Bisher ist jede komplexe Zivilisation zusammengebrochen, wenn auch ein paar nur vorübergehend. Im Gegensatz zu den vorherigen, ist die heutige allerdings global. «Jedes Mal, wenn sich die Geschichte wiederholt, steigt der Preis», meint der Historiker Ronald Wright dazu.
Unsere Zivilisation hat selbstverständlich auch viel Gutes hervorgebracht, doch der Preis war hoch und der Ausgang ist ungewiss. Und wer weiss, ob diese positiven Aspekte nicht auch in anderen Gesellschaftsstrukturen hätten gedeihen können – vielleicht sogar besser.

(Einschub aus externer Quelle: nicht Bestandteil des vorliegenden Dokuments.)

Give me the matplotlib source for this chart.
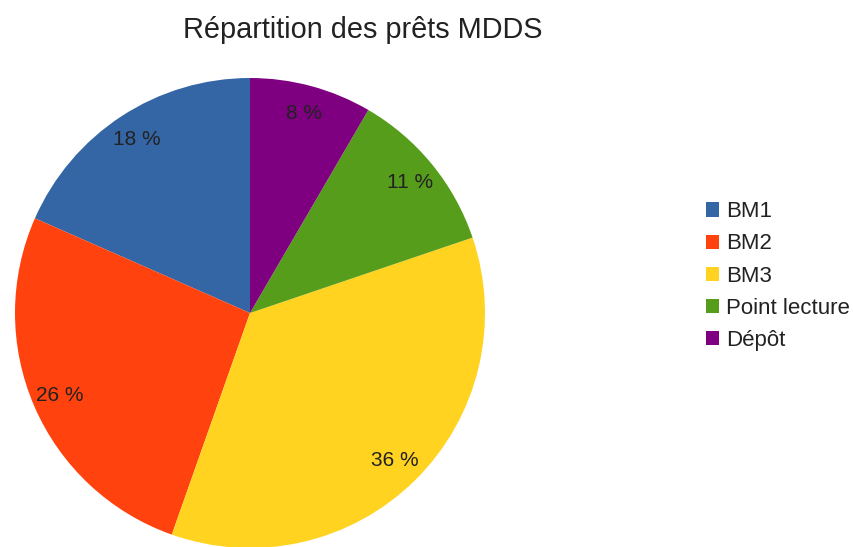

Es gibt jedenfalls kein Zurück, auch wenn wir falsch abgebogen sind. Doch wir können und müssen alternative Gemeinschaften und Netzwerke aufbauen, in denen Grosszügigkeit, Ehrlichkeit und gegenseitiger Respekt gepflegt werden. Beginnen müssen wir bei uns selbst – und zum Beispiel mit Graswurzle: Back to the roots.